▶ Source data:
▬▬▬▬▬▬

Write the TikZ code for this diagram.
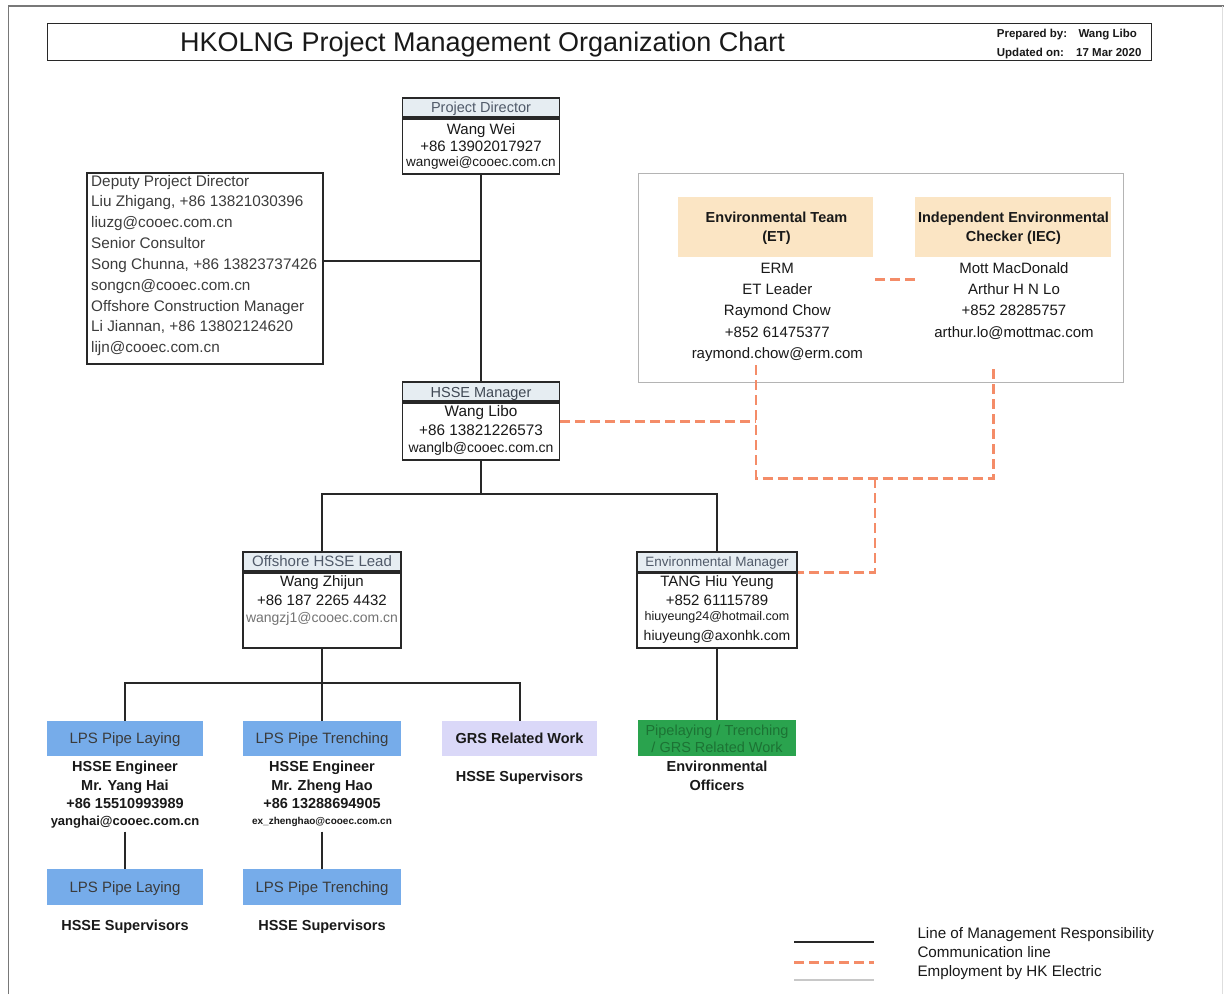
\documentclass[tikz,border=0pt]{standalone}
\usepackage{fontspec}
\setmainfont{Liberation Sans}
\newcommand{\myfs}[1]{\fontsize{#1}{#1}\selectfont}
\definecolor{linedark}{RGB}{40,40,40}
\definecolor{hdrfill}{RGB}{230,237,242}
\definecolor{hdrtext}{RGB}{80,90,105}
\definecolor{textdark}{RGB}{25,25,25}
\definecolor{deptext}{RGB}{60,60,60}
\definecolor{lpsblue}{RGB}{118,172,234}
\definecolor{grslav}{RGB}{218,216,248}
\definecolor{envgreen}{RGB}{42,163,78}
\definecolor{envgreentext}{RGB}{28,115,52}
\definecolor{peach}{RGB}{251,229,196}
\definecolor{commorange}{RGB}{244,140,104}
\definecolor{groupgray}{RGB}{180,180,180}
\definecolor{emailgray}{RGB}{115,115,115}
\definecolor{pagegray}{RGB}{120,120,120}
\definecolor{legendgray}{RGB}{200,200,200}
\begin{document}
\begin{tikzpicture}[x=1pt,y=-1pt,
  txt/.style={anchor=base, inner sep=0pt, text=textdark},
  boxline/.style={rectangle, draw=linedark, line width=1.8pt, inner sep=0pt},
  hdrcell/.style={boxline, fill=hdrfill},
  colorcell/.style={rectangle, inner sep=0pt},
  mgmt/.style={draw=linedark, line width=2pt},
  comm/.style={draw=commorange, line width=2.6pt, dash pattern=on 10pt off 5pt},
  hdrtxt/.style={txt, text=hdrtext},
  bodytxt/.style={txt, font=\myfs{15}},
  boldtxt/.style={txt, font=\bfseries\myfs{14.5}},
  deptxt/.style={txt, anchor=base west, text=deptext, font=\myfs{15.3}},
  legtxt/.style={txt, anchor=base west, font=\myfs{15.2}},
  preptxt/.style={txt, anchor=base west, font=\bfseries\myfs{11.5}},
]
\useasboundingbox (0,0) rectangle (1224,994);
\fill[white] (0,0) rectangle (1224,994);

% page border
\coordinate (pgbl) at (8.3,994);
\coordinate (pgtl) at (8.3,6);
\coordinate (pgtr) at (1224,6);
\draw[pagegray, line width=1.3pt] (pgbl) -- (pgtl) -- (pgtr);
\coordinate (pgrt) at (1222,6);
\coordinate (pgrb) at (1222,994);
\draw[legendgray!60, line width=0.8pt] (pgrt) -- (pgrb);

% title
\node[boxline, line width=1.5pt, minimum width=1104pt, minimum height=37pt] (titlebox) at (599.7,42) {};
\node[txt, font=\myfs{27}] (title) at (482.5,51.5) {HKOLNG Project Management Organization Chart};
\node[preptxt] (prep) at (996.7,37.3) {Prepared by:};
\node[preptxt] (prepn) at (1078.3,37.3) {Wang Libo};
\node[preptxt] (upd) at (996.7,56.5) {Updated on:};
\node[preptxt] (updd) at (1076,56.5) {17 Mar 2020};

% Project Director
\node[hdrcell, minimum width=157pt, minimum height=19pt] (pdh) at (481,107.5) {};
\node[boxline, minimum width=157pt, minimum height=55pt, anchor=north] (pdb) at (pdh.south) {};
\node[hdrtxt, font=\myfs{14.5}] (pdt) at (481,112.5) {Project Director};
\node[bodytxt] (pd1) at (481,134.5) {Wang Wei};
\node[bodytxt] (pd2) at (481,151.5) {+86 13902017927};
\node[txt, font=\myfs{13.5}] (pd3) at (481,166.5) {wangwei@cooec.com.cn};

% Deputy box
\node[boxline, minimum width=236pt, minimum height=190.7pt] (dep) at (204.7,268.7) {};
\node[deptxt] (dp1) at (91,186) {Deputy Project Director};
\node[deptxt] (dp2) at (91,206.85) {Liu Zhigang, +86 13821030396};
\node[deptxt] (dp3) at (91,227.7) {liuzg@cooec.com.cn};
\node[deptxt] (dp4) at (91,248.55) {Senior Consultor};
\node[deptxt] (dp5) at (91,269.4) {Song Chunna, +86 13823737426};
\node[deptxt] (dp6) at (91,290.25) {songcn@cooec.com.cn};
\node[deptxt] (dp7) at (91,311.1) {Offshore Construction Manager};
\node[deptxt] (dp8) at (91,331.95) {Li Jiannan, +86 13802124620};
\node[deptxt] (dp9) at (91,352.8) {lijn@cooec.com.cn};

% HSSE Manager
\node[hdrcell, minimum width=157pt, minimum height=18.7pt] (hsh) at (481,391.65) {};
\node[boxline, minimum width=157pt, minimum height=57pt, anchor=north] (hsb) at (hsh.south) {};
\node[hdrtxt, text=hdrtext!80!black, font=\myfs{14.5}] (hst) at (481,397) {HSSE Manager};
\node[bodytxt, font=\myfs{15.3}] (hs1) at (481,416.7) {Wang Libo};
\node[bodytxt, font=\myfs{15.3}] (hs2) at (481,435) {+86 13821226573};
\node[txt, font=\myfs{14}] (hs3) at (481,452) {wanglb@cooec.com.cn};

% Offshore HSSE Lead
\node[hdrcell, minimum width=158pt, minimum height=19.3pt] (olh) at (322,561.35) {};
\node[boxline, minimum width=158pt, minimum height=75pt, anchor=north] (olb) at (olh.south) {};
\node[hdrtxt, font=\myfs{15}] (olt) at (322,566.5) {Offshore HSSE Lead};
\node[bodytxt] (ol1) at (322,586.5) {Wang Zhijun};
\node[bodytxt] (ol2) at (322,605) {+86 187 2265 4432};
\node[txt, text=emailgray, font=\myfs{14}] (ol3) at (322,622.5) {wangzj1@cooec.com.cn};

% Environmental Manager
\node[hdrcell, minimum width=159.4pt, minimum height=19.7pt] (emh) at (717,561.85) {};
\node[boxline, minimum width=159.4pt, minimum height=74.3pt, anchor=north] (emb) at (emh.south) {};
\node[hdrtxt, font=\myfs{13.5}] (emt) at (717,566.5) {Environmental Manager};
\node[bodytxt] (em1) at (717,586.5) {TANG Hiu Yeung};
\node[bodytxt] (em2) at (717,605) {+852 61115789};
\node[txt, font=\myfs{12.5}] (em3) at (717,620.5) {hiuyeung24@hotmail.com};
\node[txt, font=\myfs{14}] (em4) at (717,640) {hiuyeung@axonhk.com};

% Environmental group
\node[rectangle, draw=groupgray, line width=1pt, minimum width=485pt, minimum height=209pt] (envgrp) at (880.5,277.5) {};
\node[colorcell, fill=peach, minimum width=195pt, minimum height=60pt] (eth) at (775.8,226.7) {};
\node[colorcell, fill=peach, minimum width=196pt, minimum height=60pt] (iech) at (1013,226.7) {};
\node[boldtxt] (et1) at (776.5,222.3) {Environmental Team};
\node[boldtxt] (et2) at (776.5,241.5) {(ET)};
\node[boldtxt] (iec1) at (1013.5,222.3) {Independent Environmental};
\node[boldtxt] (iec2) at (1013.5,241.5) {Checker (IEC)};
\node[bodytxt] (etb1) at (777.3,273.3) {ERM};
\node[bodytxt] (etb2) at (777.3,294.7) {ET Leader};
\node[bodytxt] (etb3) at (777.3,315.7) {Raymond Chow};
\node[bodytxt] (etb4) at (777.3,337.3) {+852 61475377};
\node[bodytxt] (etb5) at (777.3,358) {raymond.chow@erm.com};
\node[bodytxt] (iecb1) at (1014,273.3) {Mott MacDonald};
\node[bodytxt] (iecb2) at (1014,294.7) {Arthur H N Lo};
\node[bodytxt] (iecb3) at (1014,315.7) {+852 28285757};
\node[bodytxt] (iecb4) at (1014,337.3) {arthur.lo@mottmac.com};

% Bottom: LPS Pipe Laying
\node[colorcell, fill=lpsblue, minimum width=156.6pt, minimum height=35.3pt] (lps1) at (125,738.35) {};
\node[bodytxt, text=textdark!85] (lps1t) at (125,743.3) {LPS Pipe Laying};
\node[boldtxt] (ly1) at (125,771.7) {HSSE Engineer};
\node[boldtxt] (ly2) at (125,790) {Mr. Yang Hai};
\node[boldtxt] (ly3) at (125,808.3) {+86 15510993989};
\node[txt, font=\bfseries\myfs{13}] (ly4) at (125,825.5) {yanghai@cooec.com.cn};
\coordinate (lytail) at (125,831.7);
\node[colorcell, fill=lpsblue, minimum width=156.6pt, minimum height=35.7pt] (lps2) at (125,887.15) {};
\node[bodytxt, text=textdark!85] (lps2t) at (125,892.7) {LPS Pipe Laying};
\node[boldtxt] (ly5) at (125,930) {HSSE Supervisors};

% Bottom: LPS Pipe Trenching
\node[colorcell, fill=lpsblue, minimum width=157.4pt, minimum height=35.3pt] (lpt1) at (322,738.35) {};
\node[bodytxt, text=textdark!85] (lpt1t) at (322,743.3) {LPS Pipe Trenching};
\node[boldtxt] (tr1) at (322,771.7) {HSSE Engineer};
\node[boldtxt] (tr2) at (322,790) {Mr. Zheng Hao};
\node[boldtxt] (tr3) at (322,808.3) {+86 13288694905};
\node[txt, font=\bfseries\myfs{10}] (tr4) at (322,824.5) {ex\_zhenghao@cooec.com.cn};
\coordinate (trtail) at (322,831.7);
\node[colorcell, fill=lpsblue, minimum width=157.4pt, minimum height=35.7pt] (lpt2) at (322,887.15) {};
\node[bodytxt, text=textdark!85] (lpt2t) at (322,892.7) {LPS Pipe Trenching};
\node[boldtxt] (tr5) at (322,930) {HSSE Supervisors};

% Bottom: GRS
\node[colorcell, fill=grslav, minimum width=155pt, minimum height=35.3pt] (grs) at (519.5,738.35) {};
\node[boldtxt] (grst) at (519.5,743.3) {GRS Related Work};
\node[boldtxt] (grs1) at (519.5,781.7) {HSSE Supervisors};

% Bottom: green
\node[colorcell, fill=envgreen, minimum width=158.4pt, minimum height=36pt] (grn) at (717,738) {};
\node[txt, text=envgreentext, font=\myfs{14.5}] (grn1) at (717,735) {Pipelaying / Trenching};
\node[txt, text=envgreentext, font=\myfs{14.5}] (grn2) at (717,752) {/ GRS Related Work};
\node[boldtxt] (eo1) at (717,771.7) {Environmental};
\node[boldtxt] (eo2) at (717,790) {Officers};

% management lines
\coordinate (depj) at (481,261);
\draw[mgmt] (pdb.south) -- (hsh.north);
\draw[mgmt] (dep.east |- depj) -- (depj);
\coordinate (j1) at (481,494);
\draw[mgmt] (hsb.south) -- (j1);
\draw[mgmt] (olh.north) |- (j1) -| (emh.north);
\coordinate (j2) at (322,683);
\draw[mgmt] (olb.south) -- (j2);
\draw[mgmt] (lps1.north) |- (j2) -| (grs.north);
\draw[mgmt] (lpt1.north) -- (j2);
\draw[mgmt] (emb.south) -- (grn.north);
\draw[mgmt] (lytail) -- (lps2.north);
\draw[mgmt] (trtail) -- (lpt2.north);

% communication lines
\coordinate (etr) at (875,279.3);
\coordinate (iecl) at (915,279.3);
\draw[comm] (etr) -- (iecl);
\coordinate (etd) at (756,365);
\coordinate (iecd) at (993.3,365);
\coordinate (cj) at (875,478.3);
\draw[comm] (etd) |- (iecd |- cj) -- (iecd);
\coordinate (hsc) at (560,421.7);
\draw[comm] (hsc) -- (hsc -| etd);
\draw[comm] (cj) |- (emh.south east);

% legend
\coordinate (lga1) at (794,941.7);
\coordinate (lgb1) at (874,941.7);
\coordinate (lga2) at (794,962.3);
\coordinate (lgb2) at (874,962.3);
\coordinate (lga3) at (794,980);
\coordinate (lgb3) at (874,980);
\draw[mgmt] (lga1) -- (lgb1);
\draw[comm] (lga2) -- (lgb2);
\draw[legendgray, line width=1.2pt] (lga3) -- (lgb3);
\node[legtxt] (lg1) at (917.3,938.3) {Line of Management Responsibility};
\node[legtxt] (lg2) at (917.3,957) {Communication line};
\node[legtxt] (lg3) at (917.3,976.7) {Employment by HK Electric};
\end{tikzpicture}
\end{document}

▬▬▬▬▬▬

▶ What the exercise asks: Everything from the first line to the line with "(pgrt) -- (pgrb);" must be repeated exactly, and nothing else. Leave the pictures out.

▶ Reply to the exercise:
Write the TikZ code for this diagram.
\documentclass[tikz,border=0pt]{standalone}
\usepackage{fontspec}
\setmainfont{Liberation Sans}
\newcommand{\myfs}[1]{\fontsize{#1}{#1}\selectfont}
\definecolor{linedark}{RGB}{40,40,40}
\definecolor{hdrfill}{RGB}{230,237,242}
\definecolor{hdrtext}{RGB}{80,90,105}
\definecolor{textdark}{RGB}{25,25,25}
\definecolor{deptext}{RGB}{60,60,60}
\definecolor{lpsblue}{RGB}{118,172,234}
\definecolor{grslav}{RGB}{218,216,248}
\definecolor{envgreen}{RGB}{42,163,78}
\definecolor{envgreentext}{RGB}{28,115,52}
\definecolor{peach}{RGB}{251,229,196}
\definecolor{commorange}{RGB}{244,140,104}
\definecolor{groupgray}{RGB}{180,180,180}
\definecolor{emailgray}{RGB}{115,115,115}
\definecolor{pagegray}{RGB}{120,120,120}
\definecolor{legendgray}{RGB}{200,200,200}
\begin{document}
\begin{tikzpicture}[x=1pt,y=-1pt,
  txt/.style={anchor=base, inner sep=0pt, text=textdark},
  boxline/.style={rectangle, draw=linedark, line width=1.8pt, inner sep=0pt},
  hdrcell/.style={boxline, fill=hdrfill},
  colorcell/.style={rectangle, inner sep=0pt},
  mgmt/.style={draw=linedark, line width=2pt},
  comm/.style={draw=commorange, line width=2.6pt, dash pattern=on 10pt off 5pt},
  hdrtxt/.style={txt, text=hdrtext},
  bodytxt/.style={txt, font=\myfs{15}},
  boldtxt/.style={txt, font=\bfseries\myfs{14.5}},
  deptxt/.style={txt, anchor=base west, text=deptext, font=\myfs{15.3}},
  legtxt/.style={txt, anchor=base west, font=\myfs{15.2}},
  preptxt/.style={txt, anchor=base west, font=\bfseries\myfs{11.5}},
]
\useasboundingbox (0,0) rectangle (1224,994);
\fill[white] (0,0) rectangle (1224,994);

% page border
\coordinate (pgbl) at (8.3,994);
\coordinate (pgtl) at (8.3,6);
\coordinate (pgtr) at (1224,6);
\draw[pagegray, line width=1.3pt] (pgbl) -- (pgtl) -- (pgtr);
\coordinate (pgrt) at (1222,6);
\coordinate (pgrb) at (1222,994);
\draw[legendgray!60, line width=0.8pt] (pgrt) -- (pgrb);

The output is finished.